The Supreme Court on Wednesday referred petitions challenging the Constitution amendment introducing 10 per cent quota in jobs and admissions for Economically Weaker Sections (EWS) to a five-judge bench, saying it involves “substantial questions of law”.
“It is the case of the petitioners, that the very amendments run contrary to the constitutional scheme, and no segment of available seats/posts can be reserved, only on the basis of economic criterion. As such, we are of the view that such questions do constitute substantial questions of law to be considered by a Bench of five Judges,” ruled a bench of Chief Justice of India S A Bobde and Justices R Subhash Reddy and B R Gavai.
“Whether the impugned Amendment Act violates basic structure of the Constitution, by applying the tests of ‘width’ and ‘identity’ with reference to equality provisions of the Constitution, is a matter which constitutes substantial question of law within the meaning of the provisions as referred above. Further, on the plea of ceiling of 50% for affirmative action, it is the case of the respondent-Union of India that though ordinarily 50% is the rule but same will not prevent to amend the Constitution itself in view of the existing special circumstances to uplift the members of the society belonging to economically weaker sections. Even such questions also constitute as substantial questions of law to be examined by a Bench of five Judges as per Article 145(3) of the Constitution read with Order XXXVIII Rule 1(1) of the Supreme Court of Rules, 2013,” the bench added.
The bench also ordered that petitions on the issue pending before different High Courts be transferred to the five-judge bench.
The petitions challenged the constitutional validity of The Constitution (One Hundred and Third Amendment) Act, 2019, by which a clause (6) was introduced in Articles 15 and 16.
Article 15(6) empowers states to make special provision for advancement of any EWS other than those mentioned in clauses (4) and (5) and to make a special provision on their admission to educational institutions —-including aided or unaided private ones — other than minority educational institutions referred to in clause (1) of Article 30. This will be in addition to existing reservations and subject to a maximum of 10 per cent of total seats in each category.

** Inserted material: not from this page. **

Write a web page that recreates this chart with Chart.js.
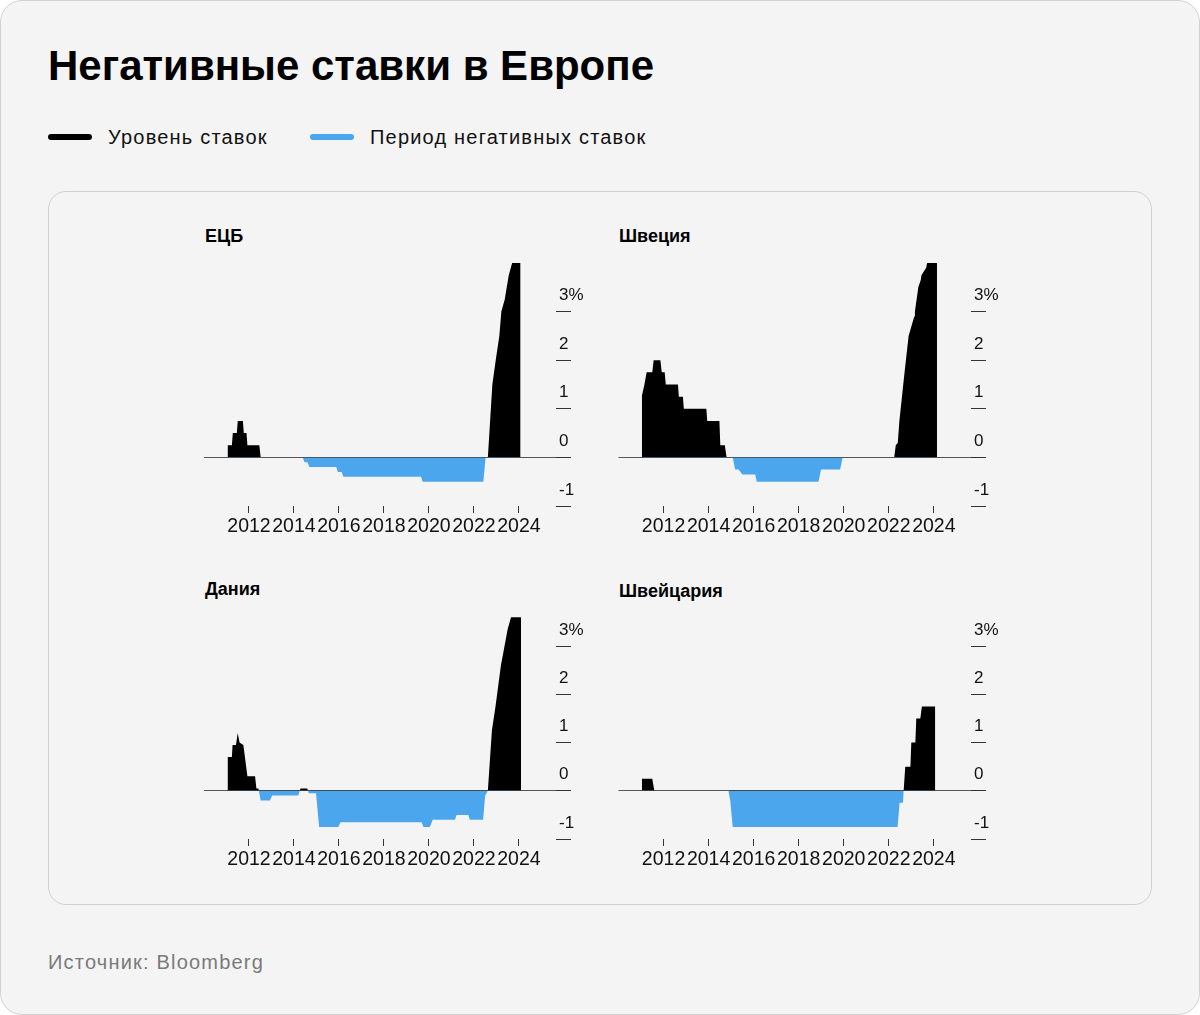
<!DOCTYPE html>
<html lang="ru">
<head>
<meta charset="utf-8">
<title>Негативные ставки в Европе</title>
<script src="https://cdn.jsdelivr.net/npm/chart.js@4.4.1/dist/chart.umd.min.js"></script>
<style>
  html, body { margin: 0; padding: 0; background: #fff; }
  body { width: 1200px; height: 1015px; position: relative; overflow: hidden;
         font-family: "Liberation Sans", Arial, sans-serif; color: #111; }
  .card { position: absolute; left: 0; top: 0; width: 1198px; height: 1013px;
          border: 1px solid #d2d2d2; border-radius: 22px; background: #f4f4f4; }
  .title { position: absolute; left: 48px; top: 45px; margin: 0; font-size: 42px; line-height: 42px;
           font-weight: 700; letter-spacing: 0; color: #000; white-space: nowrap; }
  .legend-item { position: absolute; top: 126px; height: 22px; line-height: 22px; font-size: 20px;
                 letter-spacing: 1.2px; white-space: nowrap; }
  .legend-item .swatch { position: absolute; left: 0; top: 8px; width: 44px; height: 6px; border-radius: 3px; }
  .legend-item span.label { position: absolute; left: 60px; top: 0; }
  .inner { position: absolute; left: 48px; top: 191px; width: 1102px; height: 712px;
           border: 1px solid #cfcfcf; border-radius: 18px; }
  .panel-title { position: absolute; font-size: 18px; line-height: 20px; font-weight: 700; color: #000; }
  canvas { position: absolute; }
  .source { position: absolute; left: 48px; top: 950px; font-size: 20px; line-height: 24px;
            letter-spacing: 1.2px; color: #7a7a7a; }
</style>
</head>
<body>
<div class="card"></div>
<h1 class="title">Негативные ставки в Европе</h1>
<div class="legend-item" style="left:48px"><div class="swatch" style="background:#000"></div><span class="label">Уровень ставок</span></div>
<div class="legend-item" style="left:310px"><div class="swatch" style="background:#4ba6ee"></div><span class="label">Период негативных ставок</span></div>
<div class="inner"></div>

<div class="panel-title" style="left:205px; top:226px">ЕЦБ</div>
<div class="panel-title" style="left:619px; top:226px">Швеция</div>
<div class="panel-title" style="left:205px; top:579px">Дания</div>
<div class="panel-title" style="left:619px; top:581px">Швейцария</div>

<canvas id="ecb_chart" width="420" height="293" style="left:194px; top:253px"></canvas>
<canvas id="sweden_chart" width="420" height="293" style="left:609px; top:253px"></canvas>
<canvas id="denmark_chart" width="420" height="291" style="left:194px; top:588px"></canvas>
<canvas id="swiss_chart" width="420" height="291" style="left:609px; top:588px"></canvas>

<div class="source">Источник: Bloomberg</div>

<script>
// ticks
const xTickYears = [2012, 2014, 2016, 2018, 2020, 2022, 2024];
const yTickValues = [-1, 0, 1, 2, 3];

// ЕЦБ, депозитная ставка, %
const ecbYears = [2011.04, 2011.24, 2011.28, 2011.46, 2011.50, 2011.73, 2011.77, 2011.89, 2011.93, 2012.46, 2012.52,
    2014.39, 2014.47, 2014.60, 2014.68, 2015.88, 2015.95, 2016.12, 2016.20, 2019.65, 2019.72, 2022.42, 2022.52,
    2022.62, 2022.72, 2022.82, 2022.97, 2023.13, 2023.22, 2023.37, 2023.46, 2023.55, 2023.70, 2024.08];
const ecbRates = [0.25, 0.25, 0.5, 0.5, 0.75, 0.75, 0.5, 0.5, 0.25, 0.25, 0,
    0, -0.1, -0.1, -0.2, -0.2, -0.3, -0.3, -0.4, -0.4, -0.5, -0.5, 0,
    0, 0.75, 1.5, 2.0, 2.5, 3.0, 3.25, 3.5, 3.75, 4.0, 4.0];

// Швеция
const swedenYears = [2011.03, 2011.15, 2011.25, 2011.50, 2011.56, 2011.86, 2011.92, 2012.05, 2012.10, 2012.64, 2012.68,
    2012.86, 2012.90, 2013.90, 2013.94, 2014.48, 2014.52, 2014.72, 2014.80, 2015.07, 2015.18, 2015.33, 2015.50,
    2016.07, 2016.14, 2018.88, 2018.99, 2019.84, 2019.95, 2022.24, 2022.31, 2022.40, 2022.47, 2022.70, 2022.88,
    2023.13, 2023.16, 2023.28, 2023.31, 2023.42, 2023.45, 2023.66, 2023.70, 2024.14];
const swedenRates = [1.25, 1.5, 1.75, 1.75, 2.0, 2.0, 1.75, 1.75, 1.5, 1.5, 1.25,
    1.25, 1.0, 1.0, 0.75, 0.75, 0.25, 0.25, 0, 0, -0.25, -0.25, -0.35,
    -0.35, -0.5, -0.5, -0.25, -0.25, 0, 0, 0.25, 0.3, 0.75, 1.75, 2.5,
    2.9, 3.0, 3.4, 3.5, 3.65, 3.75, 3.9, 4.0, 4.0];

// Дания
const denmarkYears = [2011.04, 2011.24, 2011.27, 2011.42, 2011.50, 2011.58, 2011.75, 2011.93, 2012.27, 2012.33, 2012.42,
    2012.52, 2012.93, 2013.03, 2014.19, 2014.29, 2014.59, 2014.66, 2014.98, 2015.12, 2015.97, 2016.07,
    2019.67, 2019.76, 2020.04, 2020.17, 2021.16, 2021.23, 2021.75, 2021.82, 2022.41, 2022.50, 2022.62,
    2022.80, 2022.96, 2023.20, 2023.30, 2023.50, 2023.65, 2024.10];
const denmarkRates = [0.7, 0.7, 0.95, 0.95, 1.2, 1.0, 0.95, 0.3, 0.3, 0.05, 0.05,
    -0.2, -0.2, -0.1, -0.1, 0.05, 0.05, -0.05, -0.05, -0.75, -0.75, -0.65,
    -0.65, -0.75, -0.75, -0.6, -0.6, -0.5, -0.5, -0.6, -0.6, -0.1, 0,
    1.25, 1.75, 2.6, 2.85, 3.35, 3.6, 3.6];

// Швейцария
const swissYears = [2011.03, 2011.50, 2011.59, 2014.88, 2014.96, 2015.07, 2022.39, 2022.48, 2022.63, 2022.66,
    2022.73, 2022.96, 2023.00, 2023.18, 2023.22, 2023.40, 2023.47, 2024.07];
const swissRates = [0.25, 0.25, 0, 0, -0.2, -0.75, -0.75, -0.25, -0.25, 0,
    0.5, 0.5, 1.0, 1.0, 1.5, 1.5, 1.75, 1.75];

const POSITIVE_COLOR = '#000000';
const NEGATIVE_COLOR = '#4ba6ee';

function makePanel(canvasId, years, rates, leftPad) {
    const ctx = document.getElementById(canvasId).getContext('2d');
    return new Chart(ctx, {
        type: 'line',
        data: {
            datasets: [{
                data: years.map((x, i) => ({ x: x, y: rates[i] })),
                fill: { target: 'origin', above: POSITIVE_COLOR, below: NEGATIVE_COLOR },
                borderWidth: 0,
                borderColor: 'transparent',
                pointRadius: 0,
                tension: 0
            }]
        },
        options: {
            responsive: false,
            animation: false,
            layout: { padding: { left: leftPad, top: 10, right: 0, bottom: 0 } },
            plugins: { legend: { display: false }, tooltip: { enabled: false } },
            scales: {
                x: {
                    type: 'linear',
                    min: 2010,
                    max: 2025.65,
                    afterBuildTicks: scale => { scale.ticks = xTickYears.map(v => ({ value: v })); },
                    afterFit: scale => { scale.height = 40; },
                    border: { display: false },
                    grid: { drawOnChartArea: false, tickLength: 7, tickColor: '#333', lineWidth: 1 },
                    ticks: {
                        autoSkip: false,
                        maxRotation: 0,
                        padding: 2,
                        color: '#111',
                        font: { family: '"Liberation Sans Narrow", "Liberation Sans", sans-serif', size: 19.5 },
                        callback: v => String(v)
                    }
                },
                y: {
                    position: 'right',
                    min: -1,
                    max: 4,
                    afterBuildTicks: scale => { scale.ticks = yTickValues.map(v => ({ value: v })); },
                    afterFit: scale => { scale.width = 58; },
                    border: { display: false },
                    grid: {
                        color: c => (c.tick && c.tick.value === 0 ? '#555' : 'transparent'),
                        tickColor: '#333',
                        tickLength: 15,
                        lineWidth: 1
                    },
                    ticks: {
                        padding: -12,
                        labelOffset: -16,
                        color: '#111',
                        font: { family: '"Liberation Sans", Arial, sans-serif', size: 17 },
                        callback: v => (v === 3 ? '3%' : String(v))
                    }
                }
            }
        }
    });
}

makePanel('ecb_chart', ecbYears, ecbRates, 10);
makePanel('sweden_chart', swedenYears, swedenRates, 9.5);
makePanel('denmark_chart', denmarkYears, denmarkRates, 10);
makePanel('swiss_chart', swissYears, swissRates, 9.5);
</script>
</body>
</html>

Article 16(6) empowers the state to make any provision for reservation of appointments or posts in favour of any EWS other than classes mentioned in clause (4), in addition to the existing reservation and subject to a maximum of 10 per cent of posts in each category.
The petitioners contended that the amendments are ultra vires as they alter the basic structure of the Constitution. They argued that the amendments run contrary to the dictum in the majority judgment in the 1992 case Indra Sawhney & Ors. V. Union of India, that a backward class cannot be determined only and exclusively with reference to economic criterion. They also argued that reservation in unaided institutions violates the fundamental right under Article 19(1)(g) of the Constitution.
Countering this, the Centre said the amendment was necessitated to benefit EWS who are not covered under existing schemes of reservation, which as per statistics, constitute a considerably large segment of the country’s population.
The Centre also contended that the ratio in the Indira Sawhney ruling that economic backwardness cannot be the sole criterion for identifying backward classes cannot be applied in the present petitions as the Sawhney case dealt with memoranda issued by the government while what is under challenge now is a constitutional amendment.